Quote the listing below in its entirety, omitting every image.

————————

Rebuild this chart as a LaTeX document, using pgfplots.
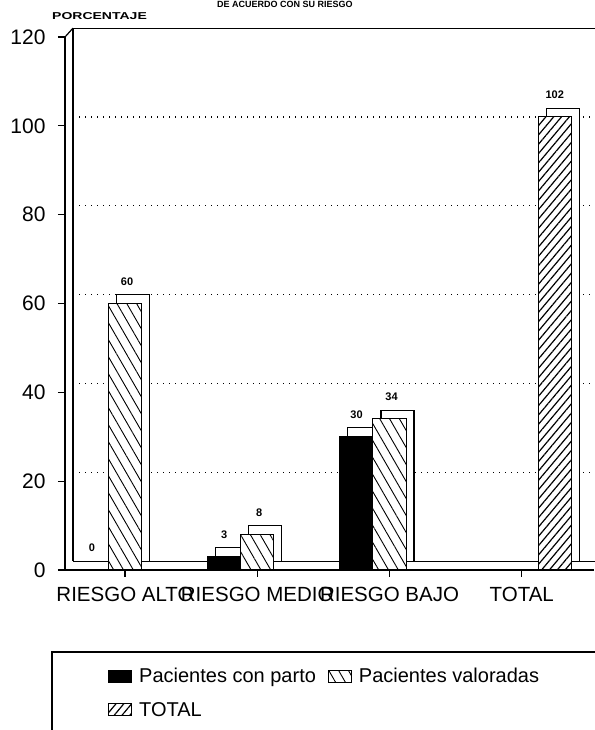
\documentclass[border=0pt]{standalone}
\usepackage{fontspec}
\setmainfont{Liberation Sans}
\usepackage{graphicx}
\usepackage{pgfplots}
\pgfplotsset{compat=1.18}
\usetikzlibrary{patterns.meta}

\begin{document}
\begin{tikzpicture}
\useasboundingbox (0,0) rectangle (594pt,730pt);
\node[font=\bfseries\fontsize{9}{11}\selectfont, anchor=base, inner sep=0pt] at (285pt,722pt) {DE ACUERDO CON SU RIESGO};
\node[anchor=base west, inner sep=0pt, font=\bfseries\fontsize{10}{12}\selectfont] at (52pt,710pt) {\scalebox{1.4}[1]{PORCENTAJE}};
\begin{axis}[
  at={(65pt,160pt)}, anchor=south west,
  scale only axis, width=529pt, height=533pt,
  xmin=-0.4537, xmax=3.5463, ymin=0, ymax=120,
  axis lines*=left,
  axis line style={line width=1.3pt},
  axis on top,
  clip=false,
  xtick={0,1,2,3},
  xticklabels={RIESGO ALTO, RIESGO MEDIO, RIESGO BAJO, TOTAL},
  ytick={0,20,...,120},
  tick align=outside,
  major tick length=7pt,
  tick style={line width=1.1pt, black},
  /pgf/number format/assume math mode=true,
  yticklabel style={font=\fontsize{21}{24}\selectfont, xshift=-9pt},
  xticklabel style={font=\fontsize{20.5}{24}\selectfont, yshift=-7pt},
  legend columns=2,
  legend style={draw=none, fill=none, at={(rel axis cs:0.0756,-0.1764)}, anchor=north west,
    font=\fontsize{20}{23}\selectfont, row sep=14pt,
    /tikz/every odd column/.append style={column sep=5pt},
    /tikz/every even column/.append style={column sep=10pt}},
  legend cell align=left,
  legend image code/.code={\draw[#1, line width=1pt] (0pt,-6pt) rectangle (23pt,6pt);},
]
% back wall dotted gridlines (offset by depth)
\draw[line width=1.2pt, dash pattern=on 1.2pt off 4.8pt] (axis cs:-0.3932,22) -- (axis cs:3.5463,22);
\draw[line width=1.2pt, dash pattern=on 1.2pt off 4.8pt] (axis cs:-0.3932,42) -- (axis cs:3.5463,42);
\draw[line width=1.2pt, dash pattern=on 1.2pt off 4.8pt] (axis cs:-0.3932,62) -- (axis cs:3.5463,62);
\draw[line width=1.2pt, dash pattern=on 1.2pt off 4.8pt] (axis cs:-0.3932,82) -- (axis cs:3.5463,82);
\draw[line width=1.2pt, dash pattern=on 1.2pt off 4.8pt] (axis cs:-0.3932,102) -- (axis cs:3.5463,102);
% back wall frame and floor
\draw[line width=1.2pt] (axis cs:-0.3932,2) -- (axis cs:-0.3932,122) -- (axis cs:3.7,122);
\draw[line width=1.2pt] (axis cs:-0.4537,120) -- (axis cs:-0.3932,122);
\draw[line width=1.2pt] (axis cs:-0.3932,2) -- (axis cs:3.7,2);
% back faces of bars (white fill)
\addplot[forget plot, ybar, bar width=0.25, bar shift=0.0605, fill=white, draw=none] coordinates {(0,62) (1,10) (2,36)};
\addplot[forget plot, ybar, bar width=0.25, bar shift=-0.1895, fill=white, draw=none] coordinates {(1,5) (2,32)};
\addplot[forget plot, ybar, bar width=0.25, bar shift=0.3105, fill=white, draw=none] coordinates {(3,104)};
% back face outlines
\addplot[forget plot, black, mark=none, line width=1.1pt, unbounded coords=jump] coordinates {
(-0.0645,60) (-0.0645,62) (0.1855,62) (0.1855,2) (0.125,2)
(nan,nan)
(0.6855,3) (0.6855,5) (0.9355,5) (0.9355,2) (0.875,2)
(nan,nan)
(0.9355,8) (0.9355,10) (1.1855,10) (1.1855,2) (1.125,2)
(nan,nan)
(1.6855,30) (1.6855,32) (1.9355,32) (1.9355,2) (1.875,2)
(nan,nan)
(1.9355,34) (1.9355,36) (2.1855,36) (2.1855,2) (2.125,2)
(nan,nan)
(3.1855,102) (3.1855,104) (3.4355,104) (3.4355,2) (3.375,2)
};
% front bars
\addplot[ybar, bar width=0.25, bar shift=-0.25, fill=black, draw=black, line width=1pt,
  nodes near coords, every node near coord/.append style={font=\bfseries\fontsize{11}{13}\selectfont, anchor=center, yshift=22pt, xshift=-33pt, black}]
  coordinates {(0,0) (1,3) (2,30)};
\addlegendentry{Pacientes con parto}
\addplot[ybar, bar width=0.25, bar shift=0, fill=white, draw=black, line width=1pt,
  postaction={pattern={Lines[angle=-60,distance=8.5pt,line width=0.9pt]}},
  nodes near coords, every node near coord/.append style={font=\bfseries\fontsize{11}{13}\selectfont, anchor=center, yshift=22pt, xshift=2pt, black}]
  coordinates {(0,60) (1,8) (2,34)};
\addlegendentry{Pacientes valoradas}
\addplot[ybar, bar width=0.25, bar shift=0.25, fill=white, draw=black, line width=1pt,
  postaction={pattern={Lines[angle=50,distance=6pt,line width=1.2pt]}},
  nodes near coords, every node near coord/.append style={font=\bfseries\fontsize{11}{13}\selectfont, anchor=center, yshift=22pt, xshift=33pt, black}]
  coordinates {(3,102)};
\addlegendentry{TOTAL}
\end{axis}
\draw[line width=1.1pt] (52pt,-20pt) -- (52pt,78pt) -- (620pt,78pt);
\end{tikzpicture}
\end{document}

————————

> [Result]
Rebuild this chart as a LaTeX document, using pgfplots.
\documentclass[border=0pt]{standalone}
\usepackage{fontspec}
\setmainfont{Liberation Sans}
\usepackage{graphicx}
\usepackage{pgfplots}
\pgfplotsset{compat=1.18}
\usetikzlibrary{patterns.meta}

\begin{document}
\begin{tikzpicture}
\useasboundingbox (0,0) rectangle (594pt,730pt);
\node[font=\bfseries\fontsize{9}{11}\selectfont, anchor=base, inner sep=0pt] at (285pt,722pt) {DE ACUERDO CON SU RIESGO};
\node[anchor=base west, inner sep=0pt, font=\bfseries\fontsize{10}{12}\selectfont] at (52pt,710pt) {\scalebox{1.4}[1]{PORCENTAJE}};
\begin{axis}[
  at={(65pt,160pt)}, anchor=south west,
  scale only axis, width=529pt, height=533pt,
  xmin=-0.4537, xmax=3.5463, ymin=0, ymax=120,
  axis lines*=left,
  axis line style={line width=1.3pt},
  axis on top,
  clip=false,
  xtick={0,1,2,3},
  xticklabels={RIESGO ALTO, RIESGO MEDIO, RIESGO BAJO, TOTAL},
  ytick={0,20,...,120},
  tick align=outside,
  major tick length=7pt,
  tick style={line width=1.1pt, black},
  /pgf/number format/assume math mode=true,
  yticklabel style={font=\fontsize{21}{24}\selectfont, xshift=-9pt},
  xticklabel style={font=\fontsize{20.5}{24}\selectfont, yshift=-7pt},
  legend columns=2,
  legend style={draw=none, fill=none, at={(rel axis cs:0.0756,-0.1764)}, anchor=north west,
    font=\fontsize{20}{23}\selectfont, row sep=14pt,
    /tikz/every odd column/.append style={column sep=5pt},
    /tikz/every even column/.append style={column sep=10pt}},
  legend cell align=left,
  legend image code/.code={\draw[#1, line width=1pt] (0pt,-6pt) rectangle (23pt,6pt);},
]
% back wall dotted gridlines (offset by depth)
\draw[line width=1.2pt, dash pattern=on 1.2pt off 4.8pt] (axis cs:-0.3932,22) -- (axis cs:3.5463,22);
\draw[line width=1.2pt, dash pattern=on 1.2pt off 4.8pt] (axis cs:-0.3932,42) -- (axis cs:3.5463,42);
\draw[line width=1.2pt, dash pattern=on 1.2pt off 4.8pt] (axis cs:-0.3932,62) -- (axis cs:3.5463,62);
\draw[line width=1.2pt, dash pattern=on 1.2pt off 4.8pt] (axis cs:-0.3932,82) -- (axis cs:3.5463,82);
\draw[line width=1.2pt, dash pattern=on 1.2pt off 4.8pt] (axis cs:-0.3932,102) -- (axis cs:3.5463,102);
% back wall frame and floor
\draw[line width=1.2pt] (axis cs:-0.3932,2) -- (axis cs:-0.3932,122) -- (axis cs:3.7,122);
\draw[line width=1.2pt] (axis cs:-0.4537,120) -- (axis cs:-0.3932,122);
\draw[line width=1.2pt] (axis cs:-0.3932,2) -- (axis cs:3.7,2);
% back faces of bars (white fill)
\addplot[forget plot, ybar, bar width=0.25, bar shift=0.0605, fill=white, draw=none] coordinates {(0,62) (1,10) (2,36)};
\addplot[forget plot, ybar, bar width=0.25, bar shift=-0.1895, fill=white, draw=none] coordinates {(1,5) (2,32)};
\addplot[forget plot, ybar, bar width=0.25, bar shift=0.3105, fill=white, draw=none] coordinates {(3,104)};
% back face outlines
\addplot[forget plot, black, mark=none, line width=1.1pt, unbounded coords=jump] coordinates {
(-0.0645,60) (-0.0645,62) (0.1855,62) (0.1855,2) (0.125,2)
(nan,nan)
(0.6855,3) (0.6855,5) (0.9355,5) (0.9355,2) (0.875,2)
(nan,nan)
(0.9355,8) (0.9355,10) (1.1855,10) (1.1855,2) (1.125,2)
(nan,nan)
(1.6855,30) (1.6855,32) (1.9355,32) (1.9355,2) (1.875,2)
(nan,nan)
(1.9355,34) (1.9355,36) (2.1855,36) (2.1855,2) (2.125,2)
(nan,nan)
(3.1855,102) (3.1855,104) (3.4355,104) (3.4355,2) (3.375,2)
};
% front bars
\addplot[ybar, bar width=0.25, bar shift=-0.25, fill=black, draw=black, line width=1pt,
  nodes near coords, every node near coord/.append style={font=\bfseries\fontsize{11}{13}\selectfont, anchor=center, yshift=22pt, xshift=-33pt, black}]
  coordinates {(0,0) (1,3) (2,30)};
\addlegendentry{Pacientes con parto}
\addplot[ybar, bar width=0.25, bar shift=0, fill=white, draw=black, line width=1pt,
  postaction={pattern={Lines[angle=-60,distance=8.5pt,line width=0.9pt]}},
  nodes near coords, every node near coord/.append style={font=\bfseries\fontsize{11}{13}\selectfont, anchor=center, yshift=22pt, xshift=2pt, black}]
  coordinates {(0,60) (1,8) (2,34)};
\addlegendentry{Pacientes valoradas}
\addplot[ybar, bar width=0.25, bar shift=0.25, fill=white, draw=black, line width=1pt,
  postaction={pattern={Lines[angle=50,distance=6pt,line width=1.2pt]}},
  nodes near coords, every node near coord/.append style={font=\bfseries\fontsize{11}{13}\selectfont, anchor=center, yshift=22pt, xshift=33pt, black}]
  coordinates {(3,102)};
\addlegendentry{TOTAL}
\end{axis}
\draw[line width=1.1pt] (52pt,-20pt) -- (52pt,78pt) -- (620pt,78pt);
\end{tikzpicture}
\end{document}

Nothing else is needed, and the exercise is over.